Cada um por si contra a covid
Em parte, é o legado de quatro anos com Donald Trump na Casa Branca. Em parte, é a pressão da agenda política doméstica sobre cada governo que deve tomar suas decisões no combate à pandemia. Na esfera da economia privada, é a concorrência entre as gigantes da indústria farmacêutica pelo mercado mais do que promissor das vacinas contra o coronavírus.
O resultado da interação entre esses e outros fatores é que a crise sanitária mundial entra no segundo ano sob o signo que regeu os primeiros 12 meses desde que a covid irrompeu, na China. Medidas de prevenção, pesquisas e o desenvolvimento de imunizantes seguiram a lógica do cada um por si, com escassa coordenação. Ela esteve presente na União Europeia, pela natureza mesma do bloco, mas não foi o bastante para evitar uma disputa com os fornecedores de vacina.
Mais do que tudo, o fracasso das iniciativas destinadas a abordar a emergência por uma perspectiva multilateral significa que países com menor poderio econômico e político-diplomático ficaram, como seria de esperar, nos últimos lugares da fila.
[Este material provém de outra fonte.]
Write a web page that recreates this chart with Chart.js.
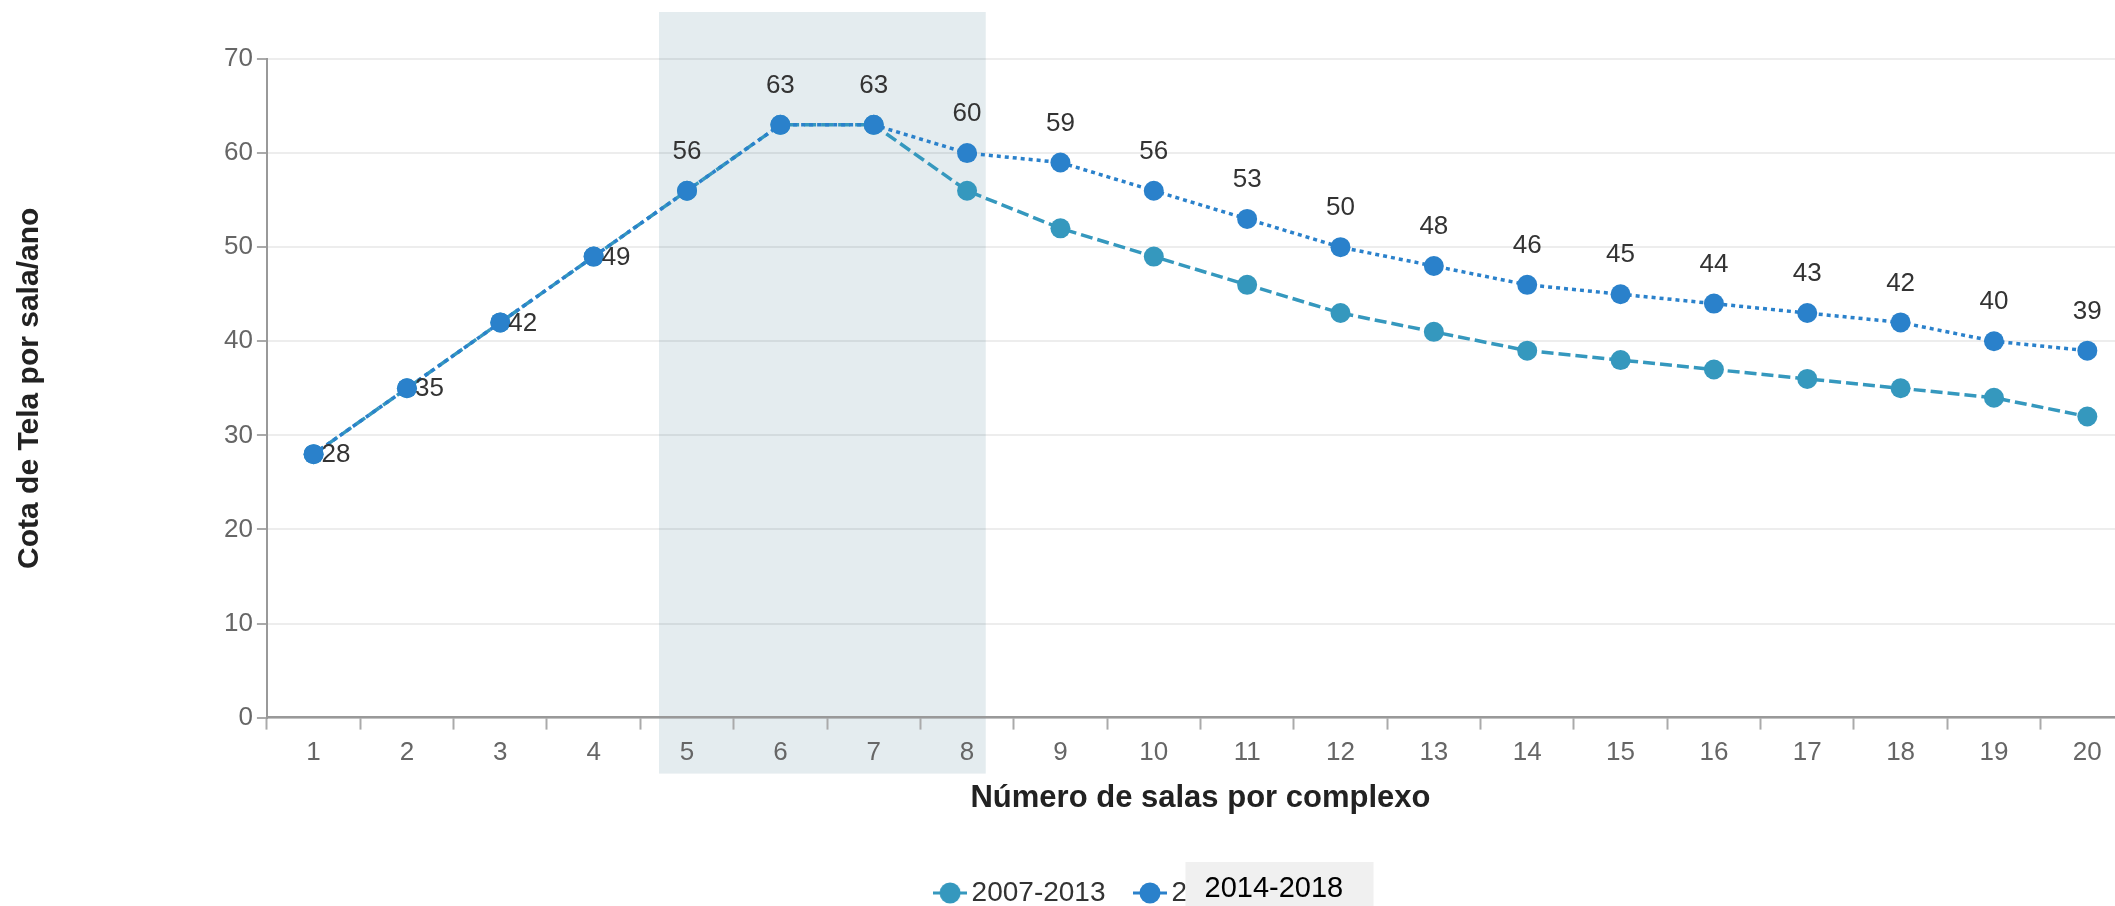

E, enquanto o vírus segue se expandindo e passando por mutações, as perspectivas mais otimistas indicam que a imunização não alcançará taxas significativas, em termos globais, antes do fim de 2021.
Seresteiro
Os primeiros 10 dias de Joe Biden na presidência confirmaram as expectativas de que os EUA retomariam, no essencial, as linhas mestras da política externa de Barack Obama, a quem o novo titular serviu como vice, de 2009 a 2017. Não apenas pela presença de um diplomata de carreira na chefia, o Departamento de Estado reorienta sua bússola na direção do sistema multilateral, com o retorno à OMS e ao Acordo de Paris sobre mudanças climáticas.
O veterano presidente, tarimbado por décadas de mandato no Senado, faz acenos também a aliados europeus que, como Alemanha e França, se ressentiam da opção de Trump por uma ação externa unilateral — sintetizada no lema “America first”. chanceler Angela Merkel deve passar o bastão após as eleições marcadas para setembro. O presidente Emmanuel Macron começa a pensar na disputa pelo segundo mandato no Eliseu, em 2022.
Para ambos, o tempo político é relativamente curto e demanda agilidade na rearticulação com o terceiro vértice do triângulo dominante da geopolítica global: EUA-China-UE. Às voltas com difíceis negociações que cercam o divórcio recém-consumado com o Reino Unido, os governantes europeus voltam os olhos para a margem oposta do Atlântico Norte na expectativa de escutar do novo parceiro o verso clássico da seresta eternizada na voz de Nelson Gonçalves: “Aqui me tens de regresso!”
Com que roupa?
Pelo ângulo de visão do Planalto e do Itamaraty, a troca de guarda em Washington se insinua como a primeira página de um roteiro ainda por escrever, ou como os primeiros passos de uma coreografia nem ao menos esboçada. O presidente Jair Bolsonaro e o chanceler Ernesto Araújo seguem tateando à procura de um caminho para recolocar nos trilhos as relações bilaterais, ao fim de dois anos de um pas-de-deux dançado à base de governo a governo.
Em meio a especulações sobre possíveis mudanças na equipe ministerial, inclusive como desdobramento da disputa pelo comando da Câmara e do Senado, o presidente continua buscando resposta à pergunta lançada no samba de Noel Rosa: “Com que roupa eu vou?”
Verde que te quero...
Desde já, a diplomacia brasileira tem na lista de prioridades a busca de acordes harmônicos com americanos e europeus no sempre controverso tema da política ambiental. Biden, como esperado, não apenas retomou o Acordo de Paris: indicou com clareza que os EUA apontarão os radares para a preservação da Amazônia. Macron, que empenhou seu prestígio de início de mandato nas negociações, reafirmou que a parceria comercial UE-Mercosul, fechada em 2019, terá a ratificação condicionada a cláusulas que possam coibir o desmatamento.
Uni-vos
Na corrida pela imunização, com governadores de Estado, ministros vários e outros atores políticos chamando para si a busca de acordos com fornecedores, mais um setor entra em campo. As principais centrais sindicais brasileiras já haviam acertado ponteiros com a Venezuela para organizar a distribuição, por aqui, de suprimentos de oxigênio doados para os hospitais, sobrecarregados com a súbita alta dos casos de covid. Agora, os dirigentes sindicais apelam aos colegas chineses para que ajudem a garantir o fornecimento de vacinas e insumos, de modo que Butantan e Fiocruz possam acelerar a produção local — ingrediente indispensável para a imunização deslanchar por aqui.